Preservers of “Wild” Caves

While many of us have visited at least one of the region’s caves, our experience probably centered on a brightly lit commercial cave with paved pathways and hundreds of lights. But there’s more beneath these mountains than meets the eye. In fact, the mountains west of the Blue Ridge, rich with limestone eroded into tunnels and rooms by centuries of seeping groundwater, are home to caves by the thousands, most of them in the limestone-heavy regions of Virginia and West Virginia. The majority are privately owned and not accessible to the general public.
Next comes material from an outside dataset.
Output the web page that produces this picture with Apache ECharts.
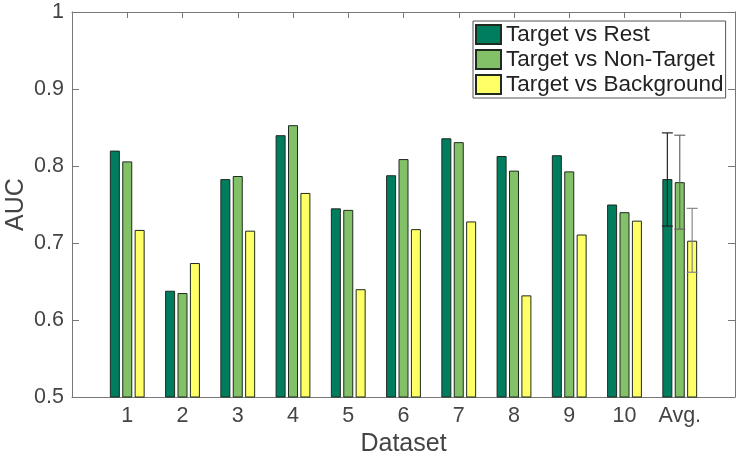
<!DOCTYPE html>
<html>
<head>
<meta charset="utf-8">
<script src="https://cdn.jsdelivr.net/npm/echarts@6/dist/echarts.min.js"></script>
<style>html,body{margin:0;padding:0;background:#fff}#c{width:737px;height:454px}</style>
</head>
<body>
<div id="c"></div>
<script>
var categories = ['1','2','3','4','5','6','7','8','9','10','Avg.'];
var seriesNames = ['Target vs Rest','Target vs Non-Target','Target vs Background'];
var rest = [0.820,0.638,0.783,0.840,0.745,0.788,0.836,0.813,0.814,0.750,0.783];
var nonTarget = [0.806,0.635,0.787,0.853,0.743,0.809,0.831,0.794,0.793,0.740,0.779];
var background = [0.717,0.674,0.716,0.765,0.640,0.718,0.728,0.632,0.711,0.729,0.703];
var avgErrLow = [0.722,0.718,0.662];
var avgErrHigh = [0.843,0.840,0.745];
var yTicks = [0.5,0.6,0.7,0.8,0.9,1];

var colors = ['#007d5f','#82c168','#ffff66'];
var errColors = ['#222','#666','#888'];
var BAR_W = 10, BAR_GAP = 2.4;

var axisCats = [''].concat(categories, ['']);
function pad(arr){ return [null].concat(arr, [null]); }

var font = 'Liberation Sans, Arial, Helvetica, sans-serif';
var chart = echarts.init(document.getElementById('c'));

var barSeries = [rest, nonTarget, background].map(function(d, i){
  return {
    name: seriesNames[i], type: 'bar', data: pad(d),
    barWidth: BAR_W, barGap: (BAR_GAP / BAR_W * 100) + '%',
    itemStyle: {color: colors[i], borderColor: '#1e2b1e', borderWidth: 1},
    emphasis: {disabled: true}, animation: false
  };
});

var avgIndex = axisCats.length - 2;
var errData = [0,1,2].map(function(i){ return [avgIndex, avgErrLow[i], avgErrHigh[i], i]; });

var errSeries = {
  type: 'custom', z: 10, animation: false, silent: true,
  data: errData,
  renderItem: function(params, api){
    var k = api.value(3);
    var off = (k - 1) * (BAR_W + BAR_GAP);
    var lo = api.coord([api.value(0), api.value(1)]);
    var hi = api.coord([api.value(0), api.value(2)]);
    var x = lo[0] + off, h = BAR_W / 2 + 0.5;
    var st = {stroke: errColors[k], lineWidth: 1.2};
    return {type: 'group', children: [
      {type: 'line', shape: {x1: x, y1: lo[1], x2: x, y2: hi[1]}, style: st},
      {type: 'line', shape: {x1: x - h, y1: lo[1], x2: x + h, y2: lo[1]}, style: st},
      {type: 'line', shape: {x1: x - h, y1: hi[1], x2: x + h, y2: hi[1]}, style: st}
    ]};
  }
};

var axisLineStyle = {lineStyle: {color: '#777', width: 1}};
chart.setOption({
  backgroundColor: '#fff',
  animation: false,
  grid: {left: 72, right: 2, top: 12, bottom: 57, containLabel: false, outerBoundsMode: 'none'},
  legend: {
    orient: 'vertical', left: 473, top: 21,
    data: seriesNames,
    itemWidth: 25, itemHeight: 19, itemGap: 2,
    padding: [2, 2, 2, 2],
    borderColor: '#555', borderWidth: 1, backgroundColor: '#fff',
    textStyle: {fontFamily: font, fontSize: 22.5, color: '#222', lineHeight: 22},
    icon: 'rect', selectedMode: false
  },
  xAxis: [{
    type: 'category', data: axisCats, boundaryGap: false,
    name: 'Dataset', nameLocation: 'middle', nameGap: 35, nameMoveOverlap: false,
    nameTextStyle: {fontFamily: font, fontSize: 25, color: '#444'},
    axisLine: axisLineStyle,
    axisTick: {inside: true, length: 6, lineStyle: {color: '#777'}},
    axisLabel: {fontFamily: font, fontSize: 21.5, color: '#444', margin: 8, interval: 0}
  }, {
    type: 'category', data: axisCats, boundaryGap: false, position: 'top',
    axisLine: axisLineStyle,
    axisTick: {inside: true, length: 6, lineStyle: {color: '#777'}},
    axisLabel: {show: false}
  }],
  yAxis: [{
    type: 'value', min: yTicks[0], max: yTicks[yTicks.length - 1], interval: 0.1,
    name: 'AUC', nameLocation: 'middle', nameGap: 43, nameMoveOverlap: false,
    nameTextStyle: {fontFamily: font, fontSize: 25, color: '#444'},
    axisLine: {show: true, lineStyle: {color: '#777', width: 1}},
    axisTick: {show: true, inside: true, length: 7, lineStyle: {color: '#777'}},
    axisLabel: {fontFamily: font, fontSize: 21.5, color: '#444', margin: 8,
      formatter: function(v){ return v === 1 ? '1' : v.toFixed(1); }},
    splitLine: {show: false}
  }, {
    type: 'value', min: yTicks[0], max: yTicks[yTicks.length - 1], interval: 0.1, position: 'right',
    axisLine: {show: true, lineStyle: {color: '#777', width: 1}},
    axisTick: {show: true, inside: true, length: 7, lineStyle: {color: '#777'}},
    axisLabel: {show: false}, splitLine: {show: false}
  }],
  series: barSeries.concat([errSeries])
});
</script>
</body>
</html>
But the general public still gets into caves sometimes and not always in the most careful or responsible way. Gregg Clemmer, president of the Butler Cave Conservation Society (BCCS), which is devoted to the protection of Virginia’s 4th largest cave with over 16 mapped miles, says, “You’d be surprised how many people use sink holes as dumps.” Apart from the general pollution of the environment, using a sink hole or cave as a dump represents a serious threat to groundwater. Caves are major repositories of water. After all, water is what formed them.
“It doesn’t take a rocket scientist to understand that something like that is going to pollute your water supply,” Clemmer adds.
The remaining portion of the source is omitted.